If there are so many Strategists, then why has this lament among heads of planning become an epidemic: “I can’t find good planners.”
To be fair, not all 6,000 Strategists are necessarily Planners; many may use the term in a different context. While some are Brand Strategists or Creative Strategists, there are also Communications Strategists, Marketing Strategists, and Marketing & Communications Strategist, as well as Tourism Strategists, Digital Strategists, Social Media Strategists, Content Strategists, Product Strategists, Connection Strategists, Online Community Strategists, Engagement Strategists, Loyalty Strategists, Web Strategists, Business Development Strategists, Chief Strategists. . . and just plain Strategists. There are also people who work in Strategic Services (I think that means Account Services), and there are junior, senior, and various other levels of almost every type of Strategist mentioned above. Some of these people, by the way, are also copywriters, writers, account directors, and any number of other things. Strategist seems to get added on to a lot of job titles.
Why does everyone want to be a Strategist? Because it sounds important. It sounds smart. It soothes our insecurities and suppresses our inferiority complexes. But just because Strategist is in your job title doesn’t mean you think strategically. It does not mean that you’re strategic. When everyone calls themselves a Strategist, and when many of them fail to deliver on the promise that’s inherent in the term, then the term gets diluted. It becomes meaningless.
And herein lies the problem. Rather than remaining distinct and separate, Account Planners have tossed themselves into a sea of tacticians who call themselves Strategists. And we expect clients and customers to somehow intuitively separate the wheat from the chafe.
Only fifty people in Canada self identify as “Account Planners” on LinkedIn, and 32 others have “Account Planning” in their title. Many, if not most, however, work at a media company, so I am led to conclude that most of these are not Account Planners in the traditional sense, but rather Media Planners or Directors.
Why did we stop calling ourselves Account Planners? The debate around what our craft should be named began even before “Account Planner” was suggested by Tony Stead, agreed upon and approved by Stephen King and the team at JWT, and subsequently “borrowed” by Stanley Pollitt at BMP. While “Account Planner” sort of made sense and could certainly be rationalized as the right name for the craft 50 years ago, it has become arguably less relevant and more confusing as time has passed. It seems like a misnomer. I can’t think of many other descriptive job titles (e.g., a Physician Assistant, assists physicians, a Financial Advisor advises about finances, a Software Developer develops software) that don’t really describe the work except for Account Planning (i.e., what does “plan accounts” mean?). We’re in a unique situation.

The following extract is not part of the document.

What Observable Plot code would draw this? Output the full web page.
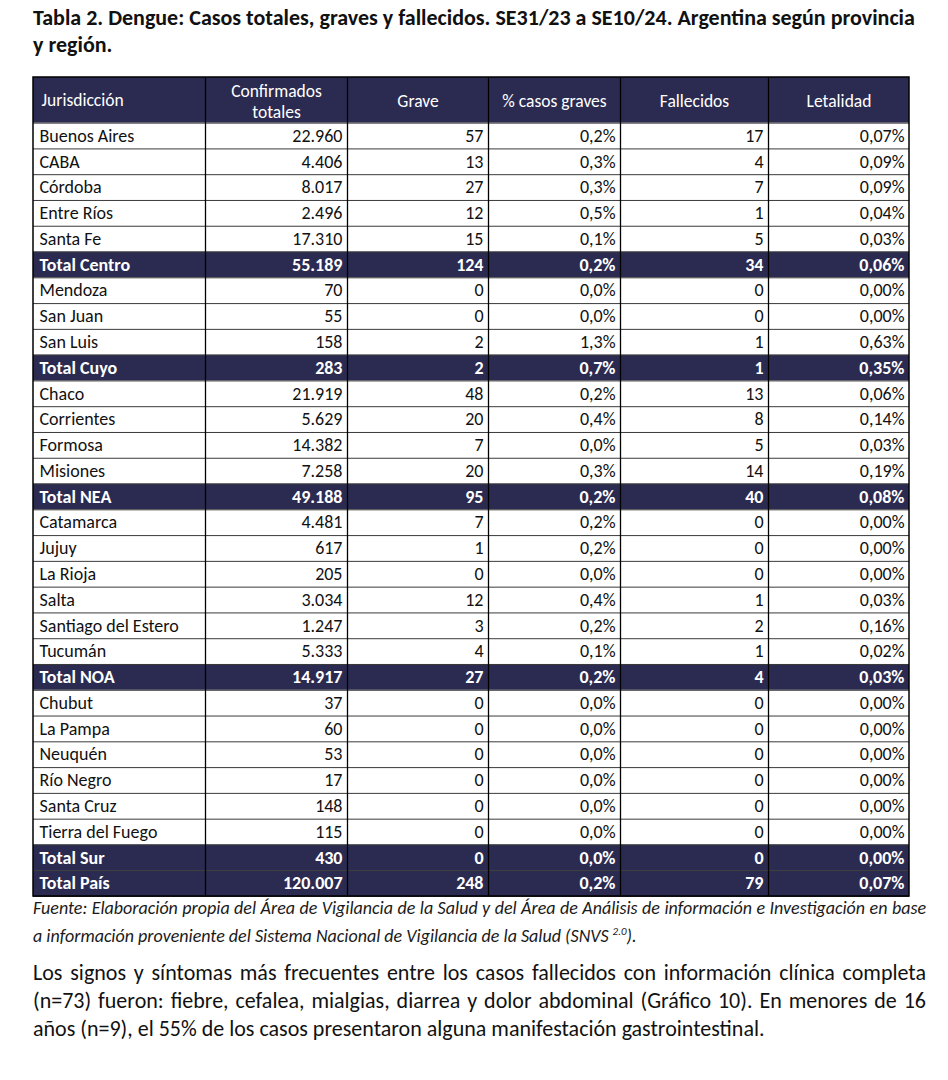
<!DOCTYPE html>
<html>
<head>
<meta charset="utf-8">
<script src="https://cdn.jsdelivr.net/npm/d3@7"></script>
<script src="https://cdn.jsdelivr.net/npm/@observablehq/plot@0.6"></script>
<style>
  html, body { margin: 0; padding: 0; background: #fff; }
  body { width: 948px; height: 1080px; position: relative; overflow: hidden;
         font-family: Carlito, "Liberation Sans Narrow", "Liberation Sans", sans-serif; color: #111; }
  #title { position: absolute; left: 33px; top: 4px; width: 910px; font-weight: bold; font-size: 22px; line-height: 27px; color: #111; }
  #chart { position: absolute; left: 0; top: 70px; }
  #source { position: absolute; left: 33px; top: 897px; width: 893px; font-style: italic; font-size: 18px; line-height: 23px; color: #1a1a1a; }
  #para { position: absolute; left: 33px; top: 959px; width: 893px; font-size: 22px; line-height: 28px; color: #111; }
  .j { text-align: justify; text-align-last: justify; white-space: nowrap; }
</style>
</head>
<body>
<div id="title">Tabla 2. Dengue: Casos totales, graves y fallecidos. SE31/23 a SE10/24. Argentina según provincia<br>y región.</div>
<div id="chart"></div>
<div id="source"><div class="j">Fuente: Elaboración propia del Área de Vigilancia de la Salud y del Área de Análisis de información e Investigación en base</div><div>a información proveniente del Sistema Nacional de Vigilancia de la Salud (SNVS <sup style="font-size:11px">2.0</sup>).</div></div>
<div id="para"><div class="j">Los signos y síntomas más frecuentes entre los casos fallecidos con información clínica completa</div><div class="j">(n=73) fueron: fiebre, cefalea, mialgias, diarrea y dolor abdominal (Gráfico 10). En menores de 16</div><div>años (n=9), el 55% de los casos presentaron alguna manifestación gastrointestinal.</div></div>
<script>
// ---- data ----
const jurisdicciones = ["Buenos Aires","CABA","Córdoba","Entre Ríos","Santa Fe","Total Centro",
  "Mendoza","San Juan","San Luis","Total Cuyo",
  "Chaco","Corrientes","Formosa","Misiones","Total NEA",
  "Catamarca","Jujuy","La Rioja","Salta","Santiago del Estero","Tucumán","Total NOA",
  "Chubut","La Pampa","Neuquén","Río Negro","Santa Cruz","Tierra del Fuego","Total Sur","Total País"];
const confirmados = [22960,4406,8017,2496,17310,55189, 70,55,158,283, 21919,5629,14382,7258,49188,
  4481,617,205,3034,1247,5333,14917, 37,60,53,17,148,115,430,120007];
const grave = [57,13,27,12,15,124, 0,0,2,2, 48,20,7,20,95, 7,1,0,12,3,4,27, 0,0,0,0,0,0,0,248];
const pctGraves = [0.2,0.3,0.3,0.5,0.1,0.2, 0.0,0.0,1.3,0.7, 0.2,0.4,0.0,0.3,0.2, 0.2,0.2,0.0,0.4,0.2,0.1,0.2, 0,0,0,0,0,0,0,0.2];
const fallecidos = [17,4,7,1,5,34, 0,0,1,1, 13,8,5,14,40, 0,0,0,1,2,1,4, 0,0,0,0,0,0,0,79];
const letalidad = [0.07,0.09,0.09,0.04,0.03,0.06, 0,0,0.63,0.35, 0.06,0.14,0.03,0.19,0.08, 0,0,0,0.03,0.16,0.02,0.03, 0,0,0,0,0,0,0,0.07];
const headers = ["Jurisdicción","Confirmados\ntotales","Grave","% casos graves","Fallecidos","Letalidad"];

// ---- formatting ----
const loc = d3.formatLocale({decimal: ",", thousands: ".", grouping: [3], currency: ["$", ""]});
const fInt = loc.format(",d");
const f1 = v => loc.format(".1f")(v) + "%";
const f2 = v => loc.format(".2f")(v) + "%";

const rows = jurisdicciones.map((j, i) => ({
  i, j, total: j.startsWith("Total"),
  conf: confirmados[i], grave: grave[i], pct: pctGraves[i], fall: fallecidos[i], let: letalidad[i]
}));

// ---- layout (styling only) ----
const NAVY = "#2b2b51";
const FONT = 'Carlito, "Liberation Sans Narrow", "Liberation Sans", sans-serif';
const FS = 18;
const HFS = 17.5;
const widths = [172, 142, 141, 132, 148, 141];
const keys = ["j", "conf", "grave", "pct", "fall", "let"];
const fmts = [d => d, fInt, fInt, f1, fInt, f2];
let acc = 0;
const cols = widths.map((w, k) => { const c = {k, key: keys[k], label: headers[k], x0: acc, x1: acc + w, fmt: fmts[k]}; acc += w; return c; });
const W = acc;
const HDR = 1.77;
const N = rows.length;

const marks = [
  Plot.rect([0], {x1: 0, x2: W, y1: -HDR, y2: 0, fill: NAVY}),
  Plot.rect(rows.filter(d => d.total), {x1: 0, x2: W, y1: d => d.i, y2: d => d.i + 1, fill: NAVY}),
  Plot.ruleY(d3.range(0, N + 1), {x1: 0, x2: W, stroke: "#3a3a3a", strokeWidth: 1}),
  Plot.ruleX(cols.slice(1).map(c => c.x0), {y1: -HDR, y2: N, stroke: "#000", strokeWidth: 1.3}),
  Plot.rect([0], {x1: 0, x2: W, y1: -HDR, y2: N, fill: "none", stroke: "#000", strokeWidth: 1.5}),
  Plot.text(cols.slice(0, 1), {x: "x0", y: -HDR / 2, text: "label", textAnchor: "start", dx: 8, fill: "white", fontSize: HFS}),
  Plot.text(cols.slice(1), {x: c => (c.x0 + c.x1) / 2, y: -HDR / 2, text: "label", textAnchor: "middle", fill: "white", fontSize: HFS, lineHeight: 1.2})
];
for (const c of cols) {
  for (const tot of [false, true]) {
    const data = rows.filter(d => d.total === tot);
    marks.push(Plot.text(data, {
      x: c.k === 0 ? c.x0 : c.x1,
      y: d => d.i + 0.5,
      text: d => c.fmt(d[c.key]),
      textAnchor: c.k === 0 ? "start" : "end",
      dx: c.k === 0 ? 6 : -5,
      fill: tot ? "white" : "#111",
      fontWeight: tot ? "bold" : "normal",
      fontSize: FS
    }));
  }
}

const chart = Plot.plot({
  width: 948, height: 832, margin: 0,
  style: {fontFamily: FONT, background: "transparent", overflow: "visible"},
  x: {domain: [0, W], range: [33, 909], axis: null},
  y: {domain: [-HDR, N], range: [7, 826], axis: null},
  marks
});
document.getElementById("chart").append(chart);
</script>
</body>
</html>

I think that the short version of why we’ve stopped calling ourselves Account Planners is that we’ve become lazy. It’s easier to call ourselves something else. What we do is difficult to describe at the best of times. Putting a confusing title on it makes that task of describing or explaining even more difficult. Have you ever told your mom or dad or someone you just met at a party or anyone else not in Advertising that you are an Account Planner? How did that go for you? I assume not well. Starting with something like Brand Planner, Creative Planner, Brand Strategist, or Creative Strategist might at least make that process a tiny bit easier. And those terms sound so much more impressive and smart, which makes us feel important and good about ourselves. We’ve allowed our egos get the better of us.

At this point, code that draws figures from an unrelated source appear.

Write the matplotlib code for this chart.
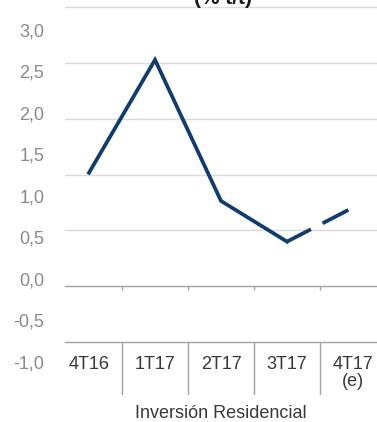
import matplotlib
matplotlib.use("Agg")
import matplotlib.pyplot as plt
from matplotlib.ticker import FuncFormatter
import numpy as np

plt.rcParams['font.family'] = ['Liberation Sans', 'DejaVu Sans']
plt.rcParams['axes.unicode_minus'] = False
plt.rcParams['lines.scale_dashes'] = False

# Residential investment, % q/q
quarters = ["4T16", "1T17", "2T17", "3T17", "4T17\n(e)"]
growth = [1.28, 2.64, 0.94, 0.45, 0.86]
y_ticks = [-1.0, -0.5, 0.0, 0.5, 1.0, 1.5, 2.0, 2.5, 3.0]
grid_levels = [-0.5, 0.0, 0.5, 1.0, 1.5, 2.0, 2.5]

line_color = "#103c72"
label_gray = "#8e8985"
text_dark = "#383838"

fig = plt.figure(figsize=(3.77, 4.22), dpi=100)
ax = fig.add_axes([65 / 377, 1 - 395 / 422, 312 / 377, 395 / 422])

# background grid lives on a twin scale so it sits behind the line
ax2 = ax.twinx()
ax2.set_zorder(0)
ax.set_zorder(1)
ax.patch.set_visible(False)

x = np.arange(len(quarters))
ax.set_xlim(-0.364, 4.364)
ax.set_ylim(-1.398, 3.361)
ax2.set_ylim(-0.978, 2.567)

for g in grid_levels:
    c = "#a3a3a3" if g in (0.0, -0.5) else "#dadada"
    ax2.axhline(g, color=c, lw=1.0)

# category separators and small ticks on the zero line
seps = x[:-1] + 0.5
ax2.vlines(seps, -0.978, -0.5, color="#a3a3a3", lw=1.0)
ax2.vlines(seps, -0.035, 0.0, color="#a3a3a3", lw=1.0)
ax2.set_yticks([])
ax2.set_xticks([])

ax.plot(x[:4], growth[:4], color=line_color, lw=2.7, solid_joinstyle='miter')
ax.plot(x[3:], growth[3:], color=line_color, lw=2.7,
        linestyle=(0, (19.4, 9.4, 20.9, 8.0)), dash_capstyle='butt')

ax.set_yticks(y_ticks)
ax.yaxis.set_major_formatter(FuncFormatter(lambda v, p: f"{v:.1f}".replace(".", ",")))
ax.tick_params(axis='y', length=0, pad=15, labelsize=13, labelcolor=label_gray)
ax.set_xticks([])

for i, q in enumerate(quarters):
    ax.text(i, -0.925, q, ha='center', va='top', fontsize=13, color=text_dark,
            linespacing=1.0)

ax.text(2, -1.62, "Inversión Residencial", ha='center', va='center',
        fontsize=13, color=text_dark)

for s in ax.spines.values():
    s.set_visible(False)
for s in ax2.spines.values():
    s.set_visible(False)

fig.text(223 / 377, 1 - 4 / 422, "(% t/t)", ha='center', va='baseline',
         fontsize=15, fontweight='bold', color="#1a1a1a")

fig.savefig("out.png", dpi=100)
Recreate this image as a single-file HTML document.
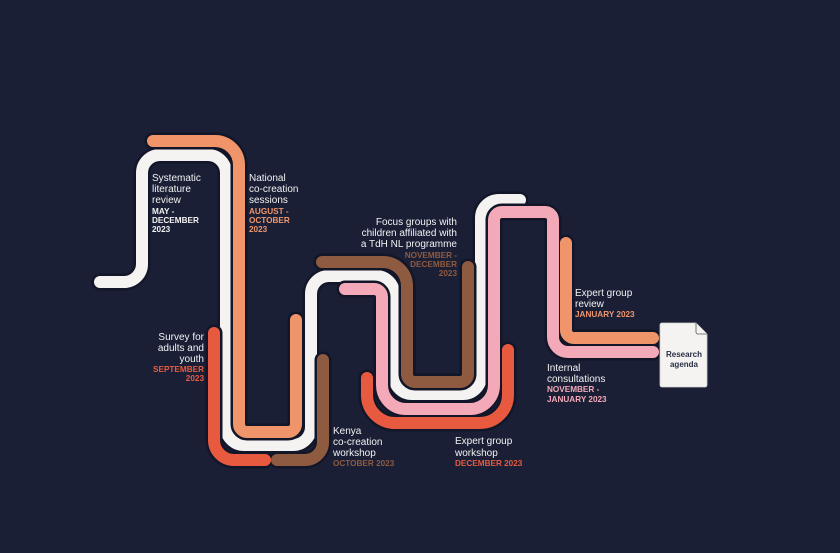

The plight of our craft is multi-faceted; we face several problems and sub-problems, but, for the purposes of the more immediate discussion at hand, we have an issue that is perpetuated from two ends of the spectrum: real planners don’t call themselves Planners (even the planners at DDB and JWT – the inventors of Account Planning – don’t call themselves Account Planners), while non-planners pose as Planners. This is all on a bed of way too many tacticians and other non-Strategists irresponsibly, unabashedly, and fraudulently sticking Strategist on their business cards.
What a strange irony: We are planners. Our job is to position. To build brands.
And yet we’ve gotten stuck in a “me-too” space, and unwittingly walked away from having a brand name in favour of a generic name.
I believe it’s time to get out of the Strategist game – not the strategy game, but the Strategist game. It was mentioned earlier that just because Strategic is in your title doesn’t mean you think strategically. Conversely, you don’t need Strategist on your business card in order to be a strategic thinker.
I have heard Mark Tomblin, Chair of APG Canada, say many times that he fears we have lost our way or are in danger of losing our way. If Mark’s right, then maybe it’s time to remind ourselves of what we are and where we are trying to go.
If we are the Account Planning Group, then it seems logical that we are a group of Account Planners. So why not start by calling ourselves Account Planners again. In addition to distinguishing us – in name at least – from the mass of “Strategists” who have sprung up over the past few years, maybe it will serve as a good reminder that we should also behave as Planners, and to do what Planners do.
While the prospect of having people ask us, “What’s an Account Planner?” may be scary, what seems even scarier is not having asked the question ourselves.
We have been hiding the term Account Planner for too long. It’s time to return to using it. Commit to it. And start making it mean something again.